Number 5. Be careful who you get advice from. It’s your responsibility to take your time and carefully research anyone who is giving you advice. The internet has made everyone an expert. Keyboard warriors are everywhere trying to put the world to rights in their mind! If you read something that piques your interest – check their credentials. Go to their website. In this day and age, it’s a huge red flag if they don’t have a website. If they are a coach, check for a list of previous students. Then check the student’s websites. Are they successful? Do they have work that you can listen to? Do their demos sound as good as you would expect? If they are a demo producer, check out the demos they have made. They will have a list of voiceovers they have provided demos for. Do you recognize anyone on the list? Are they successful? Do the demos sound as good as they should compared to known industry behemoths like JMC, Chuck Duran or Eric Romanowski? If they are a voice over giving out advice, check to see how long they have been in business. Do they have a list of clients on their website? Do they have videos to show previous work that has been published? Seriously! If you are reading this and haven’t checked out my website to see if I have any idea what I am talking about, then shame on you!

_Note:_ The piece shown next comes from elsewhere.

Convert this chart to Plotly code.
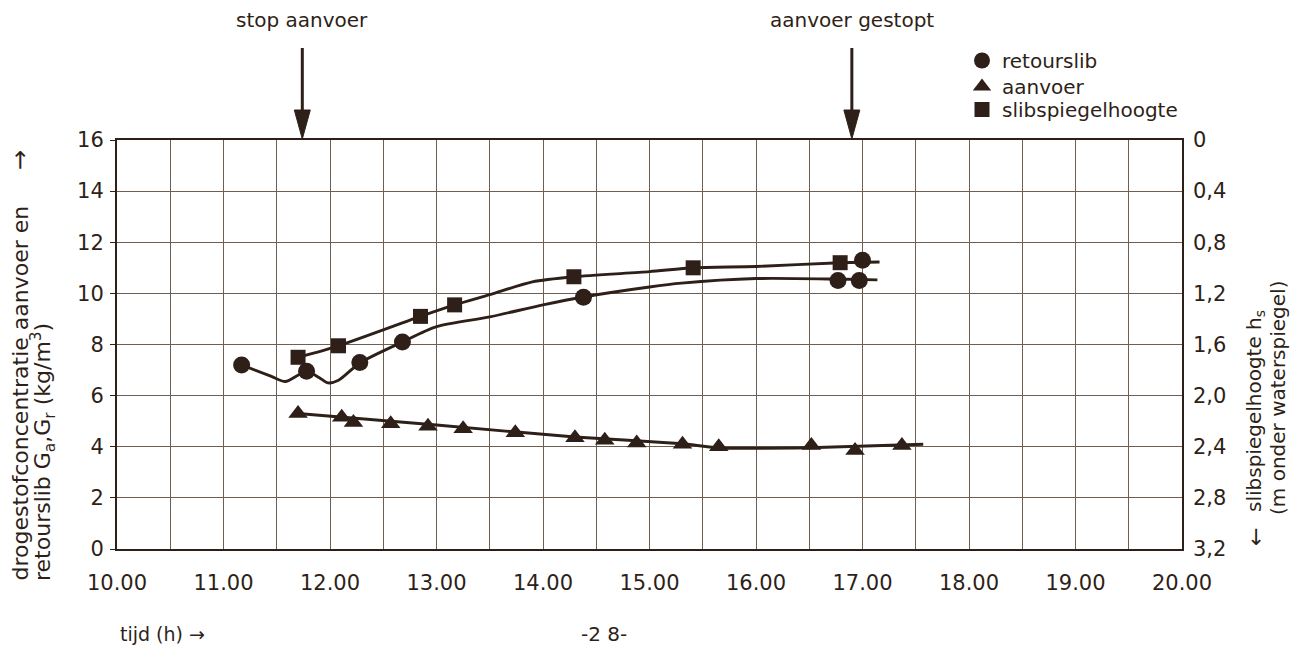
import plotly.graph_objects as go

# ---- measured series -------------------------------------------------------
# retourslib: dry-matter concentration of return sludge (kg/m3)
retour_t = [11.17, 11.78, 12.28, 12.68, 14.38, 16.77, 16.97, 17.00]
retour_g = [7.2, 6.95, 7.3, 8.1, 9.85, 10.5, 10.5, 11.3]

# aanvoer: dry-matter concentration of the feed (kg/m3)
aanvoer_t = [11.70, 12.11, 12.22, 12.57, 12.92, 13.25, 13.74, 14.30,
             14.58, 14.88, 15.31, 15.65, 16.52, 16.93, 17.37]
aanvoer_g = [5.3, 5.15, 4.95, 4.9, 4.8, 4.7, 4.55, 4.35,
             4.25, 4.15, 4.1, 4.0, 4.05, 3.85, 4.05]

# slibspiegelhoogte: sludge blanket depth below water level (m)
slib_t = [11.70, 12.08, 12.85, 13.17, 14.29, 15.41, 16.79]
slib_hs = [1.70, 1.61, 1.38, 1.29, 1.07, 1.00, 0.96]

# ---- hand-fitted trend curves ---------------------------------------------
retour_curve_t = [11.17, 11.45, 11.58, 11.78, 11.90, 11.98, 12.08, 12.28,
                  12.68, 13.0, 13.5, 14.0, 14.38, 15.0, 15.3, 16.0, 16.76, 17.14]
retour_curve_g = [7.2, 6.75, 6.55, 6.95, 6.7, 6.5, 6.6, 7.28,
                  8.1, 8.7, 9.08, 9.55, 9.86, 10.25, 10.4, 10.58, 10.56, 10.53]

slib_curve_t = [11.70, 12.08, 12.85, 13.17, 13.5, 13.9, 14.29, 15.0,
                15.41, 16.0, 16.79, 17.16]
slib_curve_hs = [1.70, 1.61, 1.38, 1.29, 1.21, 1.11, 1.07, 1.03,
                 1.00, 0.99, 0.96, 0.955]

aanvoer_curve_t = [11.70, 13.0, 14.3, 15.31, 15.65, 16.5, 17.57]
aanvoer_curve_g = [5.3, 4.85, 4.38, 4.12, 3.95, 3.96, 4.1]

# ---- axis labelling --------------------------------------------------------
hour_ticks = list(range(10, 21))
hour_labels = [f"{h}.00" for h in hour_ticks]
conc_ticks = list(range(0, 17, 2))
depth_ticks = [0, 0.4, 0.8, 1.2, 1.6, 2.0, 2.4, 2.8, 3.2]
depth_labels = ["0", "0,4", "0,8", "1,2", "1,6", "2,0", "2,4", "2,8", "3,2"]

# events marked with an arrow above the chart
event_t = [11.74, 16.90]
event_text = ["stop aanvoer", "aanvoer gestopt"]

INK = "#2e1f18"
GRID = "#6f5f50"
FONT = "DejaVu Sans"

W, H = 1307, 646
ML, MR, MT, MB = 117, 125, 140, 97
PLOT_H = H - MT - MB


def py(p):
    """Pixel row from the top of the page -> paper y."""
    return (H - MB - p) / PLOT_H


def px(p):
    """Pixel column from the left of the page -> paper x."""
    return (p - ML) / (W - ML - MR)


fig = go.Figure()

line_style = dict(color=INK, width=2.9, shape="spline", smoothing=0.7)
fig.add_trace(go.Scatter(x=retour_curve_t, y=retour_curve_g, mode="lines",
                         line=line_style, showlegend=False, hoverinfo="skip"))
fig.add_trace(go.Scatter(x=slib_curve_t, y=slib_curve_hs, mode="lines",
                         line=line_style, yaxis="y2", showlegend=False,
                         hoverinfo="skip"))
fig.add_trace(go.Scatter(x=aanvoer_curve_t, y=aanvoer_curve_g, mode="lines",
                         line=dict(color=INK, width=2.9, shape="spline",
                                   smoothing=0.4),
                         showlegend=False, hoverinfo="skip"))

# each series gets its own one-item legend so the rows can sit close together
fig.add_trace(go.Scatter(x=retour_t, y=retour_g, mode="markers",
                         name="retourslib", legend="legend",
                         marker=dict(symbol="circle", size=17, color=INK)))
fig.add_trace(go.Scatter(x=aanvoer_t, y=aanvoer_g, mode="markers",
                         name="aanvoer", legend="legend2",
                         marker=dict(symbol="triangle-up", size=17, color=INK)))
fig.add_trace(go.Scatter(x=slib_t, y=slib_hs, mode="markers",
                         name="slibspiegelhoogte", yaxis="y2",
                         legend="legend3",
                         marker=dict(symbol="square", size=15, color=INK)))

annotations = []
shapes = []
for t, txt in zip(event_t, event_text):
    annotations.append(dict(x=t, y=py(20), xref="x", yref="paper",
                            text=txt, showarrow=False,
                            font=dict(size=20, color=INK, family=FONT),
                            xanchor="center", yanchor="middle"))
    shapes.append(dict(type="line", xref="x", yref="paper",
                       x0=t, x1=t, y0=py(48), y1=py(114),
                       line=dict(color=INK, width=3)))
    dx = 0.075
    shapes.append(dict(type="path", xref="x", yref="paper",
                       path=f"M {t - dx},{py(110)} L {t + dx},{py(110)} "
                            f"L {t},{py(139)} Z",
                       fillcolor=INK, line=dict(color=INK, width=1)))

title_font = dict(size=22, color=INK, family=FONT)
side_font = dict(size=20, color=INK, family=FONT)
annotations += [
    dict(x=px(20), y=py(583), xref="paper", yref="paper", textangle=-90,
         text="drogestofconcentratie aanvoer en", showarrow=False,
         xanchor="center", yanchor="bottom", font=title_font),
    dict(x=px(20), y=py(160), xref="paper", yref="paper", textangle=-90,
         text="→", showarrow=False, xanchor="center", yanchor="middle",
         font=dict(size=24, color=INK, family=FONT)),
    dict(x=px(43), y=py(583), xref="paper", yref="paper", textangle=-90,
         text="retourslib G<sub>a</sub>,G<sub>r</sub> (kg/m<sup>3</sup>)",
         showarrow=False, xanchor="center", yanchor="bottom",
         font=title_font),
    dict(x=px(1255), y=py(514), xref="paper", yref="paper", textangle=-90,
         text="slibspiegelhoogte h<sub>s</sub>", showarrow=False,
         xanchor="center", yanchor="bottom", font=side_font),
    dict(x=px(1278), y=py(517), xref="paper", yref="paper", textangle=-90,
         text="(m onder waterspiegel)", showarrow=False,
         xanchor="center", yanchor="bottom", font=side_font),
    dict(x=px(1255), y=py(537), xref="paper", yref="paper", textangle=-90,
         text="←", showarrow=False, xanchor="center", yanchor="middle",
         font=dict(size=22, color=INK, family=FONT)),
    dict(x=px(118), y=py(634), xref="paper", yref="paper",
         text="tijd (h) →", showarrow=False, xanchor="left",
         yanchor="middle", font=dict(size=19, color=INK, family=FONT)),
    dict(x=px(604), y=py(634), xref="paper", yref="paper",
         text="-2 8-", showarrow=False, xanchor="center",
         yanchor="middle", font=dict(size=20, color=INK, family=FONT)),
]

tick_font = dict(size=21, color=INK, family=FONT)
legend_font = dict(size=20, color=INK, family=FONT)


def legend_at(top):
    return dict(x=px(962), y=py(top), xanchor="left", yanchor="top",
                font=legend_font, bgcolor="rgba(0,0,0,0)")


fig.update_layout(
    width=W, height=H, autosize=False,
    margin=dict(l=ML, r=MR, t=MT, b=MB, pad=0),
    paper_bgcolor="white", plot_bgcolor="white",
    font=dict(family=FONT, color=INK),
    xaxis=dict(range=[10, 20], tickvals=hour_ticks, ticktext=hour_labels,
               showgrid=True, gridcolor=GRID, gridwidth=1.1,
               minor=dict(dtick=0.5, showgrid=True, gridcolor=GRID,
                          gridwidth=1.1),
               showline=True, linecolor=INK, linewidth=2, mirror=True,
               zeroline=False, tickfont=tick_font, ticklabelstandoff=14),
    yaxis=dict(range=[0, 16], tickvals=conc_ticks, showgrid=True,
               gridcolor=GRID, gridwidth=1.1, showline=True, linecolor=INK,
               linewidth=2, mirror=True, zeroline=False, ticks="outside",
               ticklen=5, tickcolor=INK, tickfont=tick_font,
               ticklabelstandoff=2),
    yaxis2=dict(range=[3.2, 0], overlaying="y", side="right",
                tickvals=depth_ticks, ticktext=depth_labels, showgrid=False,
                showline=False, zeroline=False, tickfont=tick_font,
                ticklabelstandoff=10),
    legend=legend_at(41),
    legend2=legend_at(67),
    legend3=legend_at(90),
    annotations=annotations,
    shapes=shapes,
)

fig.write_html("out.html")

Now, the intention of this blog was not to deter you from voiceover. Actually, quite the opposite. I want you to look at every one of these 5 “need to knows” and figure out how you will overcome each one in your journey to voiceover success. I cannot give you the answers to any of them. Everyone has such a personal journey and will have different answers. And it doesn’t matter how anyone else did it anyway. This is about how YOU will you do it. The only person that can answer that, is…. well…. YOU!